D. Petitioner's Objection
Adams objects to the Report, arguing that Respondent “cannot categorically make prisoners ineligible for such credits in a manner that contravenes [the] statutory scheme set forth in 18 U.S.C. § 3632[,]” citing Espinoza v. Barron, et al., C/A No. 2:23-cv-00967-JHC-TLF, 2023 WL 7497036 (W.D. Wash. Oct. 23, 2023), Report and Recommendation adopted by 2023 WL 7496343 (W.D. Wash. Nov. 13, 2023). (DE 15 at 1.) Although the District Court for the Western District of Washington in Espinoza is not controlling here, Adam cannot rely on Espinoza. The Magistrate Judge considered Espinoza and found,
The court in Espinoza recognized only that the petition had been mooted by the BOP's determination that the petitioner in Espinoza was eligible for time credits under the FSA - it did not make a ruling or determination that the petitioner was (or was not) entitled to time credits under the FSA. See Espinoza, 2023 WL 7497036. Additionally, the petitioner in Espinoza - unlike the petitioner in this case - pled guilty to importation of methamphetamine, importation of heroin, and importation of fentanyl in violation of 21 U.S.C. §§ 952, 960 the Controlled Substances Import and Export Act (not to a violation under the Controlled Substances Act, as in this case). See United States v. Espinoza, C/A No. 3:19-cr-01244-W, at docs. 55; 70 (S. D. Cal.).(DE 12 at 6.) Adams's objection does not overcome this explanation, and therefore, the Court overrules Adams's objection.
E. Conclusion
Accordingly, after a thorough review of the Report and Recommendation and the record in this case, the Court adopts the Report (DE 12) and incorporates it here by reference.
It is, therefore, ORDERED that Petitioner's petition is dismissed without prejudice, without leave to amend, and without issuance and service of process.
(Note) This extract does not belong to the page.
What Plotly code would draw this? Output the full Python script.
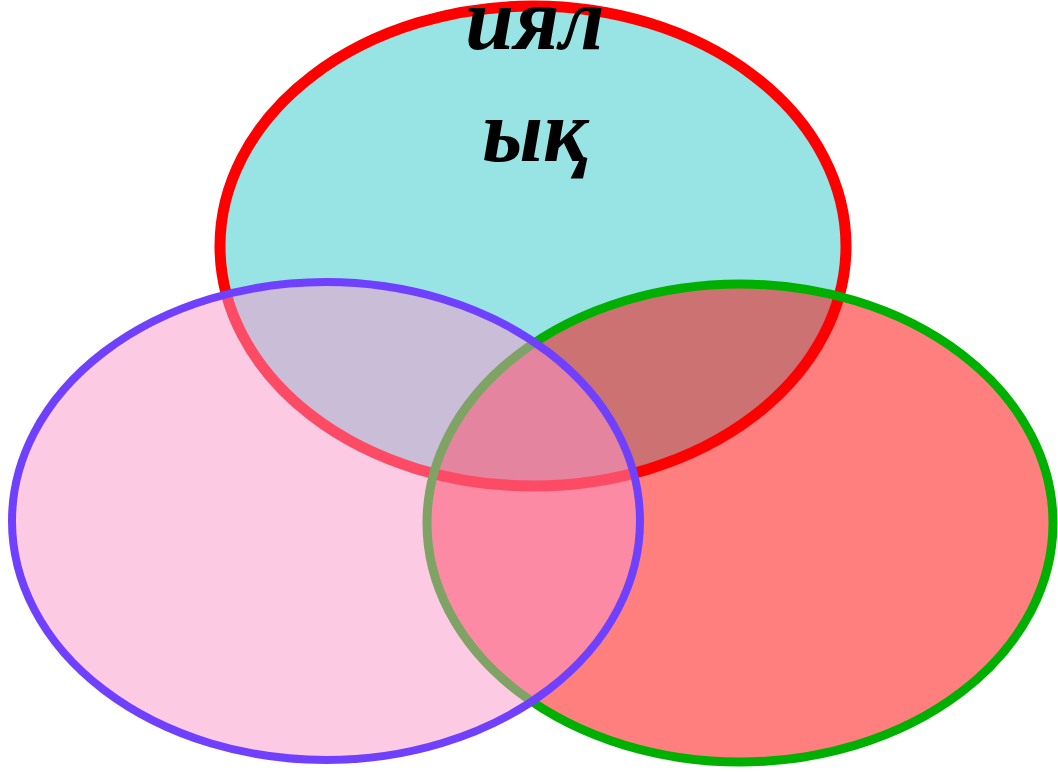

Further, it is ORDERED that a certificate of appealability is denied because Petitioner has failed to make “a substantial showing of the denial of a constitutional right.” 28 U.S.C. § 2253(c)(2).
IT IS SO ORDERED.
NOTICE OF RIGHT TO APPEAL
The parties are hereby notified of the right to appeal this order within sixty (60) days from this date under Rules 3 and 4 of the Federal Rules of Appellate Procedure.